Garage Love: Speed-Dependent Wheel Vibrations
As the resident car guy in my neighborhood, I get tasked with commiseration when something automotive breaks, prodded for new car advice regularly and hit up for diagnostic work when my friends are uncertain about their cars’ health. One such buddy, Doug, picked up one of those new Dillon Blanski-designed 2013 Ford Fusions last year after the Cleveland Auto Show. He liked the new styling and the Sync in-car entertainment system.
I told him that his decision points were the car enthusiast equivalent of stopping at La Quinta for the night because you see the familiar Mexican-looking sign from the highway that says free Wi-Fi. I added, “Since LaQuinta means ‘Right next to Denny’s’ in Spanish, at least you know you’ll have your breakfast choice taken care of in the morning.” He was not amused with my comedic tangents.
Doug asked me to take a look at the Fusion as he’s been having a vibration in the steering wheel at speed and has not been able to drop the car off at the dealership for diagnosis. He thought the vibration happened at highway speeds, but wasn’t sure where it was coming from.
Cars have become very complex when it comes to electronics, safety and entertainment, but the basics of the four-wheeled automobile still need to be addressed on a regular basis. Simple things like alignments, tire pressures and wheel balance play a crucial role in ride comfort, safety and efficiency.

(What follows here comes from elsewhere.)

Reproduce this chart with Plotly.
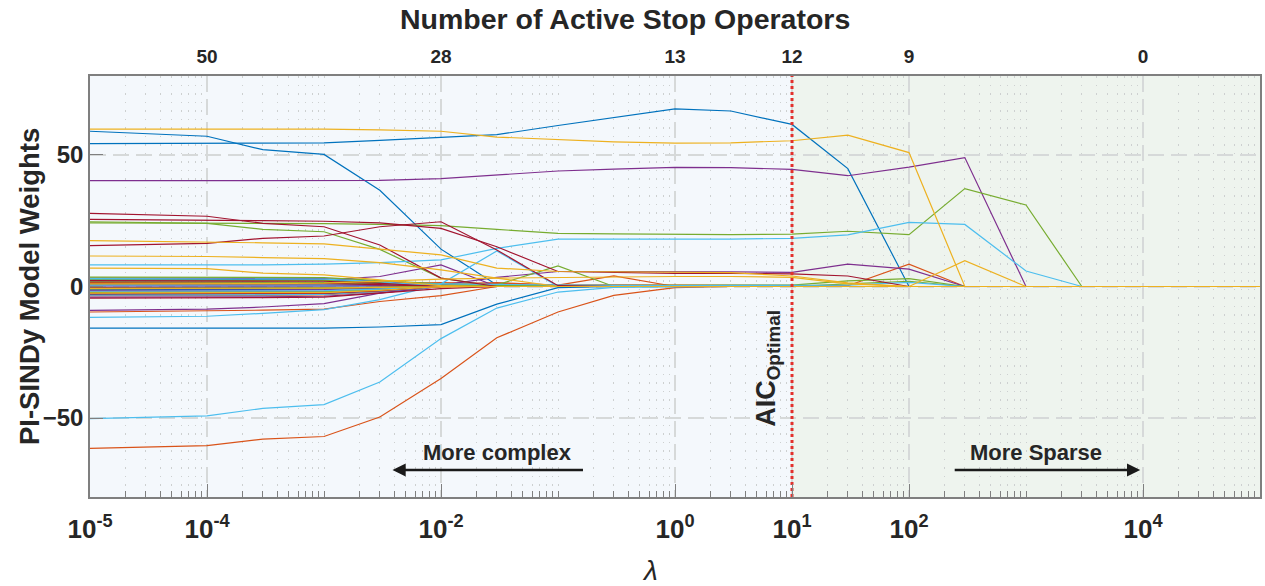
import plotly.graph_objects as go

# Regularisation strengths along the sweep
lam = [1e-5, 1e-4, 3e-4, 1e-3, 3e-3, 1e-2, 3e-2, 1e-1, 3e-1, 1, 3, 10,
       30, 100, 300, 1e3, 3e3, 1e4, 1e5]

# Weight paths (one list per stop operator), grouped by colour
b1 = [59.0, 57.1, 52.0, 50.2, 36.6, 14.2, 0.6, 0, 0, 0, 0, 0, 0, 0, 0, 0, 0, 0, 0]
b2 = [54.3, 54.4, 54.5, 54.6, 55.5, 56.8, 57.7, 61.2, 64.3, 67.5, 66.7, 61.6, 44.8, 0, 0, 0, 0, 0, 0]
b3 = [-15.8, -15.8, -15.8, -15.8, -15.4, -14.5, -6.7, -0.4, 0, 0, 0, 0, 0, 0, 0, 0, 0, 0, 0]
b4 = [2.8, 2.8, 2.7, 2.6, 1.5, 0, 0, 0, 0, 0, 0, 0, 0, 0, 0, 0, 0, 0, 0]
b5 = [-1.2, -1.2, -1.1, -1.0, -0.6, 0, 0, 0, 0, 0, 0, 0, 0, 0, 0, 0, 0, 0, 0]
b6 = [0.8, 0.8, 0.9, 1.2, 2.0, 0.8, 0, 0, 0, 0, 0, 0, 0, 0, 0, 0, 0, 0, 0]
b7 = [-3.0, -3.0, -2.9, -2.8, -1.8, 0, 0, 0, 0, 0, 0, 0, 0, 0, 0, 0, 0, 0, 0]
b8 = [-0.3, -0.3, -0.3, -0.3, -0.2, 0, 0, 0, 0, 0, 0, 0, 0, 0, 0, 0, 0, 0, 0]

r1 = [-61.5, -60.5, -58.0, -57.0, -49.6, -35.0, -19.5, -9.7, -3.4, -0.4, 0, 0, 0, 0, 0, 0, 0, 0, 0]
r2 = [-9.7, -9.4, -9.0, -8.6, -5.7, -3.5, 0, 0, 0, 0, 0, 0, 0, 0, 0, 0, 0, 0, 0]
r3 = [0.5, 0.5, 0.6, 0.8, 1.0, 1.5, 1.2, 0.5, 0.6, 0.5, 0.5, 0.4, 0.3, 8.5, 0, 0, 0, 0, 0]
r4 = [-2.0, -2.0, -1.9, -1.8, -1.0, 0.5, 1.5, 0.5, 4.0, 0, 0, 0, 0, 0, 0, 0, 0, 0, 0]
r5 = [-3.5, -3.5, -3.4, -3.2, -2.0, 0, 0, 0, 0, 0, 0, 0, 0, 0, 0, 0, 0, 0, 0]
r6 = [1.5, 1.5, 1.4, 1.3, 0.8, 0, 0, 0, 0, 0, 0, 0, 0, 0, 0, 0, 0, 0, 0]
r7 = [-0.5, -0.5, -0.5, -0.6, -0.3, 0, 0, 0, 0, 0, 0, 0, 0, 0, 0, 0, 0, 0, 0]

p1 = [40.2, 40.2, 40.2, 40.2, 40.3, 41.0, 42.5, 43.9, 44.6, 45.3, 45.2, 44.5, 42.1, 45.4, 49.0, 0, 0, 0, 0]
p2 = [-9.1, -8.6, -7.8, -6.5, -2.5, 0, 0, 0, 0, 0, 0, 0, 0, 0, 0, 0, 0, 0, 0]
p3 = [2.0, 2.0, 2.2, 2.5, 3.8, 8.2, 0, 0, 0, 0, 0, 0, 0, 0, 0, 0, 0, 0, 0]
p4 = [-1.5, -1.5, -1.4, -1.2, -0.5, 0.5, 3.5, 5.7, 5.7, 5.7, 5.6, 5.4, 8.5, 6.6, 0, 0, 0, 0, 0]
p5 = [3.2, 3.2, 3.1, 3.0, 2.0, 0, 0, 0, 0, 0, 0, 0, 0, 0, 0, 0, 0, 0, 0]
p6 = [-4.0, -4.0, -3.9, -3.7, -2.4, 0, 0, 0, 0, 0, 0, 0, 0, 0, 0, 0, 0, 0, 0]
p7 = [0.2, 0.2, 0.2, 0.3, 0.3, 0, 0, 0, 0, 0, 0, 0, 0, 0, 0, 0, 0, 0, 0]

g1 = [24.6, 24.0, 21.7, 20.8, 14.1, 3.2, 0, 0, 0, 0, 0, 0, 0, 0, 0, 0, 0, 0, 0]
g2 = [24.2, 24.1, 24.0, 23.9, 23.6, 23.1, 21.7, 20.2, 20.0, 19.7, 19.7, 19.9, 21.0, 19.7, 37.2, 31.0, 0, 0, 0]
g3 = [3.6, 3.6, 3.5, 3.4, 2.2, 1.0, 0.6, 7.8, 0, 0, 0, 0, 0, 0, 0, 0, 0, 0, 0]
g4 = [-0.8, -0.8, -0.7, -0.6, -0.3, 0.2, 0.3, 0.4, 0.5, 0.5, 0.5, 0.5, 2.1, 3.0, 0, 0, 0, 0, 0]
g5 = [1.8, 1.8, 1.7, 1.6, 1.0, 0.2, 0, 0, 0, 0, 0, 0, 1.0, 2.0, 0, 0, 0, 0, 0]
g6 = [-2.2, -2.2, -2.1, -2.0, -1.2, 0, 0, 0, 0, 0, 0, 0, 0, 0, 0, 0, 0, 0, 0]
g7 = [2.5, 2.5, 2.4, 2.3, 1.4, 0, 0, 0, 0, 0, 0, 0, 0, 0, 0, 0, 0, 0, 0]

c1 = [8.2, 8.2, 8.2, 8.5, 9.1, 10.1, 14.5, 18.0, 18.0, 17.9, 18.0, 18.3, 19.6, 24.4, 23.6, 5.9, 0, 0, 0]
c2 = [-50.2, -49.2, -46.3, -44.9, -36.3, -19.8, -8.2, -2.1, -0.3, 0, 0, 0, 0, 0, 0, 0, 0, 0, 0]
c3 = [-11.7, -11.3, -10.2, -8.8, -5.0, 1.0, 13.5, 0, 0, 0, 0, 0, 0, 0, 0, 0, 0, 0, 0]
c4 = [0.5, 0.5, 0.5, 0.6, 0.8, 1.0, 0.8, 0.5, 0.4, 0.3, 0.3, 0.3, 0.5, 1.6, 0, 0, 0, 0, 0]
c5 = [-1.8, -1.8, -1.7, -1.6, -1.0, 0, 0, 0, 0, 0, 0, 0, 0, 0, 0, 0, 0, 0, 0]
c6 = [3.0, 3.0, 2.9, 2.8, 1.8, 0, 0, 0, 0, 0, 0, 0, 0, 0, 0, 0, 0, 0, 0]
c7 = [-3.3, -3.3, -3.2, -3.0, -1.9, 0, 0, 0, 0, 0, 0, 0, 0, 0, 0, 0, 0, 0, 0]

d1 = [27.8, 26.7, 24.0, 22.7, 15.8, 3.2, 0, 0, 0, 0, 0, 0, 0, 0, 0, 0, 0, 0, 0]
d2 = [25.5, 25.3, 25.0, 24.8, 24.2, 22.1, 15.1, 5.7, 5.3, 5.0, 5.0, 4.8, 4.0, 0, 0, 0, 0, 0, 0]
d3 = [15.5, 16.4, 18.3, 19.2, 22.7, 24.6, 13.9, 0.3, 0, 0, 0, 0, 0, 0, 0, 0, 0, 0, 0]
d4 = [1.2, 1.2, 1.2, 1.1, 0.7, 0, 0, 0, 0, 0, 0, 0, 0, 0, 0, 0, 0, 0, 0]
d5 = [-2.8, -2.8, -2.7, -2.6, -1.7, 0, 0, 0, 0, 0, 0, 0, 0, 0, 0, 0, 0, 0, 0]
d6 = [2.2, 2.2, 2.1, 2.0, 1.2, 0, 0, 0, 0, 0, 0, 0, 0, 0, 0, 0, 0, 0, 0]
d7 = [-4.4, -4.4, -4.2, -4.0, -2.6, -0.8, 0, 0, 0, 0, 0, 0, 0, 0, 0, 0, 0, 0, 0]

y1 = [59.8, 59.8, 59.8, 59.8, 59.5, 59.0, 56.8, 55.8, 55.0, 54.5, 54.6, 55.4, 57.5, 50.9, 0, 0, 0, 0, 0]
y2 = [17.4, 17.0, 16.6, 16.2, 14.1, 12.0, 7.0, 5.7, 5.6, 5.5, 5.3, 4.0, 1.4, 0, 0, 0, 0, 0, 0]
y3 = [11.6, 11.4, 11.0, 10.6, 9.1, 6.3, 3.2, 0, 0, 0, 0, 0, 0, 0, 0, 0, 0, 0, 0]
y4 = [7.0, 6.8, 5.1, 4.4, 2.5, 0.3, 0, 0, 0, 0, 0, 0, 0, 0, 0, 0, 0, 0, 0]
y5 = [-0.8, -0.8, -0.7, -0.6, -0.3, 0, 0, 0, 0, 0, 0, 0, 0, 0, 9.8, 0, 0, 0, 0]
y6 = [1.0, 1.0, 1.1, 1.3, 2.0, 2.8, 3.2, 3.5, 3.6, 3.8, 3.8, 3.5, 1.0, 0, 0, 0, 0, 0, 0]
y7 = [-2.5, -2.5, -2.4, -2.3, -1.5, 0, 0, 0, 0, 0, 0, 0, 0, 0, 0, 0, 0, 0, 0]

# drawing order: the gold group goes last so it sits on top along zero
groups = [
    ("#0072BD", [b1, b2, b3, b4, b5, b6, b7, b8]),
    ("#D95319", [r1, r2, r3, r4, r5, r6, r7]),
    ("#7E2F8E", [p1, p2, p3, p4, p5, p6, p7]),
    ("#77AC30", [g1, g2, g3, g4, g5, g6, g7]),
    ("#4DBEEE", [c1, c2, c3, c4, c5, c6, c7]),
    ("#A2142F", [d1, d2, d3, d4, d5, d6, d7]),
    ("#EDB120", [y1, y2, y3, y4, y5, y6, y7]),
]

# Bottom axis labels and the top axis (active operator count)
bottom_ticks = [1e-5, 1e-4, 1e-2, 1, 10, 100, 1e4]
bottom_text = ["10<sup>-5</sup>", "10<sup>-4</sup>", "10<sup>-2</sup>", "10<sup>0</sup>",
               "10<sup>1</sup>", "10<sup>2</sup>", "10<sup>4</sup>"]
top_ticks = [1e-4, 1e-2, 1, 10, 100, 1e4]
active_counts = ["50", "28", "13", "12", "9", "0"]
aic_lambda = 10

minor_ticks = [m * 10.0 ** k for k in range(-5, 5) for m in range(2, 10)] + [1e-3, 1e-1, 1e3]

FONT = "Liberation Sans, Arial, sans-serif"
TXT = "#262626"
AX = "#7f7f7f"

fig = go.Figure()

for color, paths in groups:
    for w in paths:
        fig.add_trace(go.Scatter(x=lam, y=w, mode="lines",
                                 line=dict(color=color, width=1.2),
                                 showlegend=False, hoverinfo="skip"))

# optimal-AIC marker
fig.add_trace(go.Scatter(x=[aic_lambda, aic_lambda], y=[-80, 80], mode="lines",
                         line=dict(color="#E3302B", width=3, dash="dot"),
                         showlegend=False, hoverinfo="skip"))

# carrier for the top axis
fig.add_trace(go.Scatter(x=[lam[0], lam[-1]], y=[0, 0], xaxis="x2", mode="lines",
                         line=dict(width=0), opacity=0, showlegend=False, hoverinfo="skip"))

PL, PR, PT, PB = 90, 1262, 76, 497


def fx(px):
    return (px - PL) / (PR - PL)


def fy(py):
    return (PB - py) / (PB - PT)


split = (1 - (-5)) / 10.0
shapes = [
    dict(type="rect", xref="x domain", yref="y domain", x0=0, x1=split, y0=0, y1=1,
         fillcolor="#F4F8FC", line_width=0, layer="below"),
    dict(type="rect", xref="x domain", yref="y domain", x0=split, x1=1, y0=0, y1=1,
         fillcolor="#EEF4EE", line_width=0, layer="below"),
]


def label(text, px, py, size, angle=0):
    return dict(text=text, x=fx(px), y=fy(py), xref="paper", yref="paper",
                xanchor="center", yanchor="middle", textangle=angle, showarrow=False,
                font=dict(family=FONT, size=size, color=TXT))


annotations = [
    label("<b>Number of Active Stop Operators</b>", 626, 19, 28.5),
    label("<b>PI-SINDy Model Weights</b>", 29, 287, 27.5, -90),
    label("<i>λ</i>", 651, 570, 28),
    label("<b>AIC<sub>Optimal</sub></b>", 769, 368, 27, -90),
    label("<b>More complex</b>", 498, 452, 22),
    label("<b>More Sparse</b>", 1038, 452, 22),
    dict(text="", x=fx(393), y=fy(470), ax=585 - 393, ay=0, xref="paper", yref="paper",
         showarrow=True, arrowhead=2, arrowsize=1.1, arrowwidth=2.4, arrowcolor="#1a1a1a"),
    dict(text="", x=fx(1142), y=fy(470), ax=955 - 1142, ay=0, xref="paper", yref="paper",
         showarrow=True, arrowhead=2, arrowsize=1.1, arrowwidth=2.4, arrowcolor="#1a1a1a"),
]

fig.update_layout(
    width=1265, height=586,
    margin=dict(l=PL, r=1265 - PR, t=PT, b=586 - PB),
    paper_bgcolor="white", plot_bgcolor="white",
    font=dict(family=FONT, color=TXT),
    shapes=shapes, annotations=annotations,
    xaxis=dict(type="log", range=[-5, 5], tickmode="array", tickvals=bottom_ticks,
               ticktext=bottom_text, ticks="inside", ticklen=13, tickwidth=1.2, tickcolor=AX,
               showline=True, linecolor=AX, linewidth=1.5, mirror=True,
               showgrid=True, gridcolor="#d6d9d9", gridwidth=1.5, griddash="16px,7px",
               tickfont=dict(family=FONT, size=26, color=TXT, weight="bold"),
               ticklabelstandoff=8,
               minor=dict(tickvals=minor_ticks, ticks="inside", ticklen=6, tickcolor=AX,
                          showgrid=True, gridcolor="#cdd0d0", gridwidth=1, griddash="1.5px,7px"),
               zeroline=False),
    xaxis2=dict(type="log", range=[-5, 5], overlaying="x", side="top", anchor="y",
                tickmode="array", tickvals=top_ticks, ticktext=active_counts,
                ticks="", showline=False, showgrid=False, zeroline=False,
                tickfont=dict(family=FONT, size=19, color=TXT, weight="bold"),
                ticklabelstandoff=8),
    yaxis=dict(range=[-80, 80], tickmode="array", tickvals=[-50, 0, 50],
               ticks="inside", ticklen=13, tickwidth=1.2, tickcolor=AX,
               showline=True, linecolor=AX, linewidth=1.5, mirror=True,
               showgrid=True, gridcolor="#d6d9d9", gridwidth=1.5, griddash="16px,7px",
               zeroline=False,
               tickfont=dict(family=FONT, size=24, color=TXT, weight="bold")),
)

fig.write_html("out.html")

One common age-old problem is a vibration that only becomes noticeable at highway speeds—68mph for example. Why does it seem that these things always happen around that speed? What makes that just-under 70mph range so popular with the shimmys, shakes and buzzes on the road?
Sure enough, when I drove Doug’s car, the vibration became noticeable around 68 mph—that’s a common speed for these issues and that made me curious. That’s a good excuse to talk with another friend of mine, Eric Luecke. You know that fine print at the bottom of a car commercial that says, “professional driver on a closed course”? Eric is that person—and a full-fledged tire engineer to boot.
Eric is a Senior Engineer as well as a Test Driver for Hankook’s Akron Technical Center. He actually worked on the Ford account for the original equipment Hankook tire on some models. He makes sure that each OE tire model exactly meets the performance and ride specifications of the car manufacturer. As a part of his job, he’s logged thousands of miles on test tracks around the world. Not a bad gig—if you don’t mind the smell of burning rubber.
The short answer, Eric says in typical-engineer fashion, “If there is a significant imperfection in a rotating wheel assembly, it can be amplified when the wheel’s rotational frequency coincides with the “wheel hop” resonant frequency of the unsprung mass, which naturally occurs at highway speeds.”